Material highlights at Dutch Design Week 2018 part 1
Dutch Design Week takes place this year from 20 to 28 October. As always, the event focuses on designs of the future. Especially for you, we listed some of the best material highlights of Dutch Design Week 2018. Today, part 1, which focuses on fabrics and fashion.
Fashion
By-wire.net, a studio dedicated to designing and prototyping innovative textile products and garments, hosts an exhibition that showcases a range of innovative projects from various designers and researchers in the Netherlands and abroad, some experimental, some ready for sale and home use. The range varies from sustainable ways of thinking and designing to integrated technology that changes and improves the way garments behave, feel, and treat your body.

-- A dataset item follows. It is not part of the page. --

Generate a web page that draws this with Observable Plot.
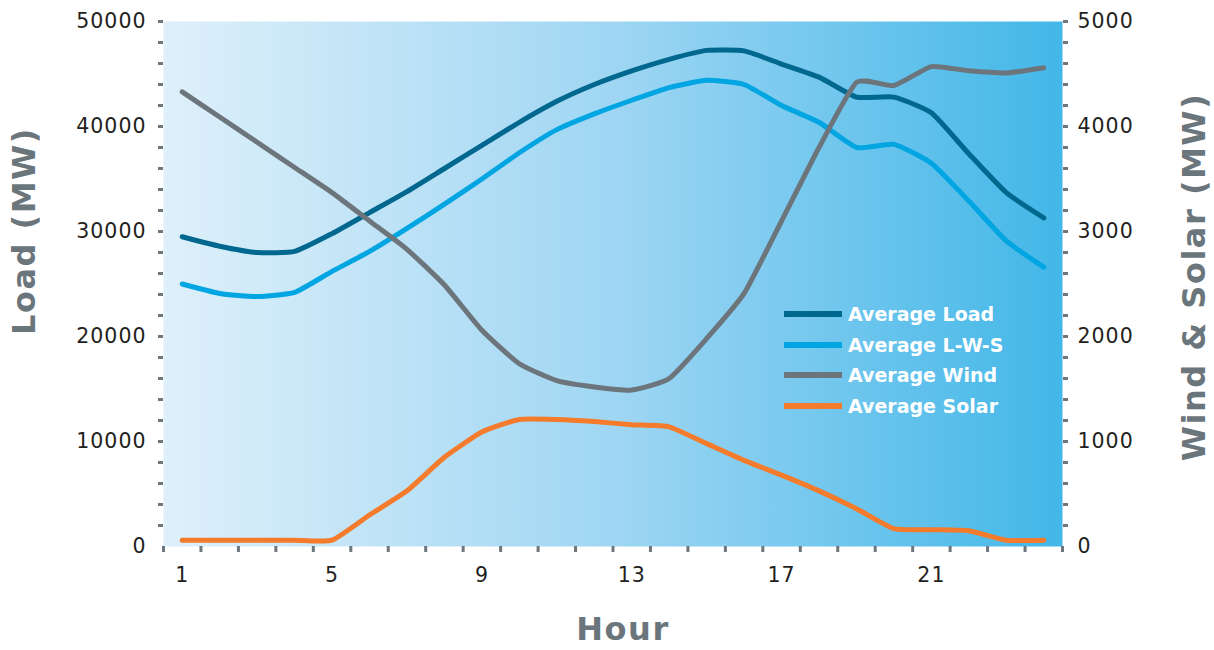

Additionally, as part of this event, MaterialDistrict presents a curated exhibition of carefully selected, innovative materials from 50 material brands. Textile made from pineapple leaves, rope made from human hair, fabric made from wood… During the event, visitors can experience how fancy fashion can be! Click here for more information.

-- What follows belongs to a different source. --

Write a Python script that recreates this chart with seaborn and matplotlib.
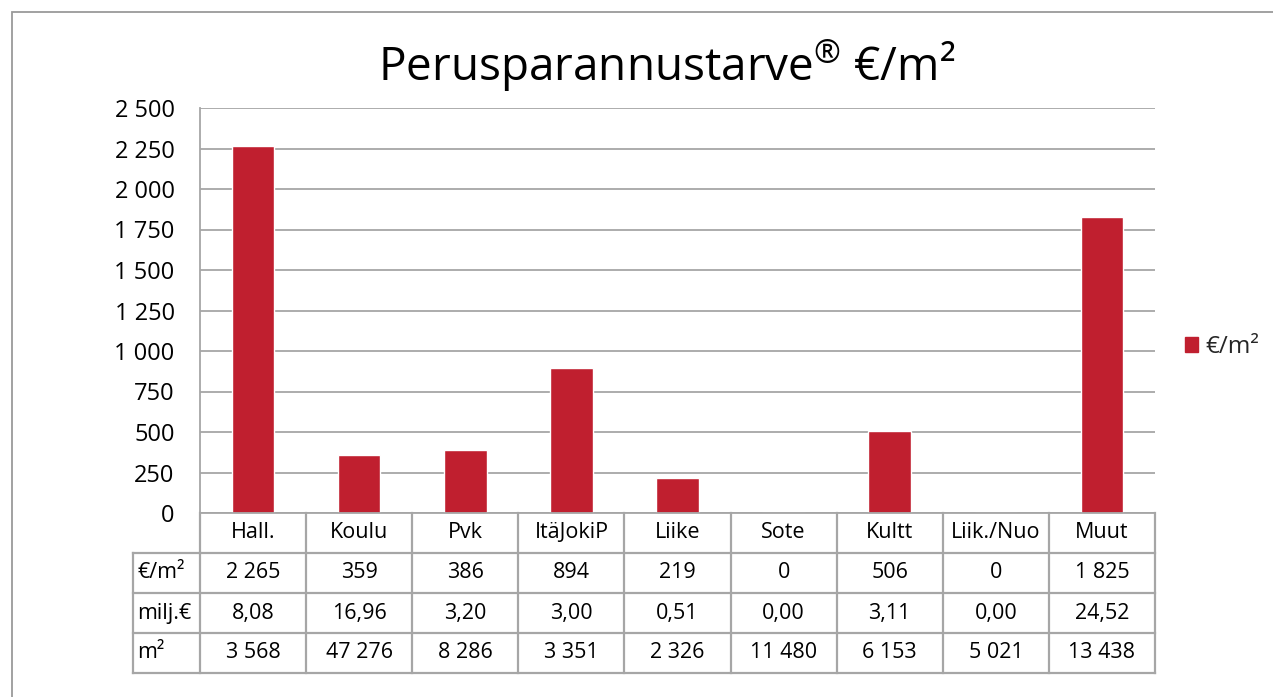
import matplotlib
matplotlib.use("Agg")
import matplotlib.pyplot as plt
import seaborn as sns
import pandas as pd
from matplotlib.transforms import blended_transform_factory
from matplotlib.patches import Patch, Rectangle
from matplotlib.ticker import FuncFormatter

# ---- data ----
categories = ["Hall.", "Koulu", "Pvk", "ItäJokiP", "Liike", "Sote", "Kultt", "Liik./Nuo", "Muut"]
eur_per_m2 = [2265, 359, 386, 894, 219, 0, 506, 0, 1825]
milj_eur = [8.08, 16.96, 3.20, 3.00, 0.51, 0.00, 3.11, 0.00, 24.52]
area_m2 = [3568, 47276, 8286, 3351, 2326, 11480, 6153, 5021, 13438]
row_labels = ["€/m²", "milj.€", "m²"]
series_name = "€/m²"
title_main = "Perusparannustarve"
title_mark = "®"
title_unit = " €/m²"
yticks = [0, 250, 500, 750, 1000, 1250, 1500, 1750, 2000, 2250, 2500]

BAR = "#C01F2F"
GRID = "#A6A6A6"
W, H = 1273, 697

sns.set_style("white")
plt.rcParams["font.family"] = ["Open Sans", "DejaVu Sans"]
plt.rcParams["mathtext.fontset"] = "custom"
plt.rcParams["mathtext.rm"] = "Open Sans"
plt.rcParams["mathtext.default"] = "regular"

def fmt_int(v):
    return f"{int(round(v)):,}".replace(",", " ")

def fmt_dec(v):
    return f"{v:.2f}".replace(".", ",")

df = pd.DataFrame({"cat": categories, "val": eur_per_m2})

fig = plt.figure(figsize=(W / 100, H / 100), dpi=100)
# outer chart border
fig.patches.append(Rectangle((12 / W, -0.1), 1.2, 1 - 12 / H + 0.1, transform=fig.transFigure,
                             fill=False, edgecolor="#9A9A9A", lw=1.3))

ax = fig.add_axes([200 / W, 1 - 513 / H, 955 / W, 405 / H])
sns.barplot(data=df, x="cat", y="val", color=BAR, width=0.4, saturation=1, ax=ax)
ax.set_xlim(-0.5, len(categories) - 0.5)
ax.set_ylim(0, 2500)
ax.set_yticks(yticks)
ax.yaxis.set_major_formatter(FuncFormatter(lambda v, p: fmt_int(v)))
ax.set_xticks([])
ax.set_xlabel("")
ax.set_ylabel("")
ax.yaxis.grid(True, color=GRID, lw=1.3)
ax.set_axisbelow(True)
for s in ["top", "right"]:
    ax.spines[s].set_visible(False)
for s in ["left", "bottom"]:
    ax.spines[s].set_color(GRID)
    ax.spines[s].set_linewidth(1.3)
ax.tick_params(axis="y", length=7.2, width=1.3, color=GRID, labelsize=17, pad=11, labelcolor="#000000")

# title
fig.text(667 / W, 1 - 66 / H, rf"{title_main}$^{{{title_mark}}}${title_unit}", ha="center", va="center",
         fontsize=33, color="#000000")

# legend
ax.legend(handles=[Patch(facecolor=BAR, edgecolor=BAR, label=series_name)],
          loc="center left", bbox_to_anchor=(1185 / W, 1 - 347 / H),
          bbox_transform=fig.transFigure, frameon=False, fontsize=17.5, borderpad=0,
          borderaxespad=0, handlelength=0.55, handleheight=0.55, handletextpad=0.3)

# data table
tr = blended_transform_factory(ax.transData, ax.transAxes)
h = 40 / 405
n = len(categories)
x0, x1 = -0.5, n - 0.5
xl = -0.5 - 67 / (955 / n)
lk = dict(color=GRID, lw=1.6, transform=tr, clip_on=False, solid_capstyle="projecting")
for k in range(1, 5):
    ax.plot([xl if k > 1 else x0, x1], [-k * h, -k * h], **lk)
ax.plot([xl, x0], [-h, -h], **lk)
for i in range(n + 1):
    ax.plot([x0 + i, x0 + i], [0, -4 * h], **lk)
ax.plot([xl, xl], [-h, -4 * h], **lk)

rows = [[fmt_int(v) for v in eur_per_m2], [fmt_dec(v) for v in milj_eur], [fmt_int(v) for v in area_m2]]
FS = 15.5
tk = dict(transform=tr, ha="center", va="center", fontsize=FS, color="#000000", clip_on=False)
for i, c in enumerate(categories):
    ax.text(i, -0.5 * h, c, **tk)
for r, vals in enumerate(rows):
    yc = -(r + 1.5) * h
    ax.text(xl + 0.04, yc, row_labels[r], transform=tr, ha="left", va="center",
            fontsize=FS, color="#000000", clip_on=False)
    for i, v in enumerate(vals):
        ax.text(i, yc, v, **tk)

fig.savefig("out.png", dpi=100)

Labeledby will show how new technology like 3D printing can be integrated in textiles and eventually in fashion.
Designer Mirte Veenstra presents a new use for “fish fluff”, a type of plastic, mostly orange or blue, that hangs under fishing nets to protect it. This material breaks off easily, polluting the oceans. Veenstra used the material to create a bikini.
The exhibition Raphia will show the process of making a shoe of mainly natural components. In the footwear industry of today you will find a lot of synthetic materials and mass production. Raphia aims to make a shoe with ingredients nature offers: dried palm leaves from the Raphia taedigera and natural rubber.
Leather
The Materialists, a team of creative whom aim to find new and innovative ways to use materials, tried to find new ways to reuse or recycle industrial production leather leftovers. Eight designers each took a different approach to the matter, from the direct use of leather skins to their reduction into fine powder.

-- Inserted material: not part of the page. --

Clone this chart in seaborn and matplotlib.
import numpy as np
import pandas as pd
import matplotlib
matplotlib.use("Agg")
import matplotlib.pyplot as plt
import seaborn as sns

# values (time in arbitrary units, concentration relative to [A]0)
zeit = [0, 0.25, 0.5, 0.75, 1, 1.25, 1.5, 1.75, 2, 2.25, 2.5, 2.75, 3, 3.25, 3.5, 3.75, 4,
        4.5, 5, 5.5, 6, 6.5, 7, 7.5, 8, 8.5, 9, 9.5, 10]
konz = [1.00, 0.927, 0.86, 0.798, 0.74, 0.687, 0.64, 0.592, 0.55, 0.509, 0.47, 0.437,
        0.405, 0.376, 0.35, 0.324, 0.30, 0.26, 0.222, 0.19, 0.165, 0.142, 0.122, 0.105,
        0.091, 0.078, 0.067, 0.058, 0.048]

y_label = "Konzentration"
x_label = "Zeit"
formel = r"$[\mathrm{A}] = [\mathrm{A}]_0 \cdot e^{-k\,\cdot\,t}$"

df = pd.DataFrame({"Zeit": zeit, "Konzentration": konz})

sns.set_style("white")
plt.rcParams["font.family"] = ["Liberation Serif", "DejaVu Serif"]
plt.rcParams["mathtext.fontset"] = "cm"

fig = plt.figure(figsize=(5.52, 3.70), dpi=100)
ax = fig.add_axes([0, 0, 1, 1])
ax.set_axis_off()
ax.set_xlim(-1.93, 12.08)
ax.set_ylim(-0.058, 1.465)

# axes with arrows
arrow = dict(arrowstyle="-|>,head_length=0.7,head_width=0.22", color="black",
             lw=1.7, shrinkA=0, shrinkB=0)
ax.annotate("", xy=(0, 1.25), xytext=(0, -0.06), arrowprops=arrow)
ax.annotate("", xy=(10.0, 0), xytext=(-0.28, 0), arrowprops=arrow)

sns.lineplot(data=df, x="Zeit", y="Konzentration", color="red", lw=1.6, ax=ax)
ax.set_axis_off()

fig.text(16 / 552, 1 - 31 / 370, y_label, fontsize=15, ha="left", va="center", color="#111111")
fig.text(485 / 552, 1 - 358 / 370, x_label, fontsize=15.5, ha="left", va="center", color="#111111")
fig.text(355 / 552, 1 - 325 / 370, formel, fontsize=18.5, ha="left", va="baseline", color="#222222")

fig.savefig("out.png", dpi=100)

Yksi hosts an exhibition focused on leather, looking for sustainable alternatives. Some of the exhibited designers use waste material from the slaughter industry, like fish leather or cow stomachs. Others created leather-like materials from vegetable material, including palm tree and coffee grounds. Other designers still try to extend the life span of leather or recycle the material.
Textile
Also at Yksi, you can find a collaboration between design studio Bron van Doen and designer Victoria Ledig. They present their project T-Slagerij, in which they turn the most common textile waste in Eindhoven, t-shirts and other cotton-based clothing, into rope. The project aims to inspire both consumers and the textile industry to create quality materials and products from textile waste.
The exhibition Textile Matters by The Swedish School of Textiles explores human needs in relation to textiles and communicate a new philosophy of how needs can be met through textiles.
In the exhibition Circular is the New Black, ReBlend illustrates the perspective and impact of fabric of 100% upcycled postconsumer textiles and postconsumer plastics.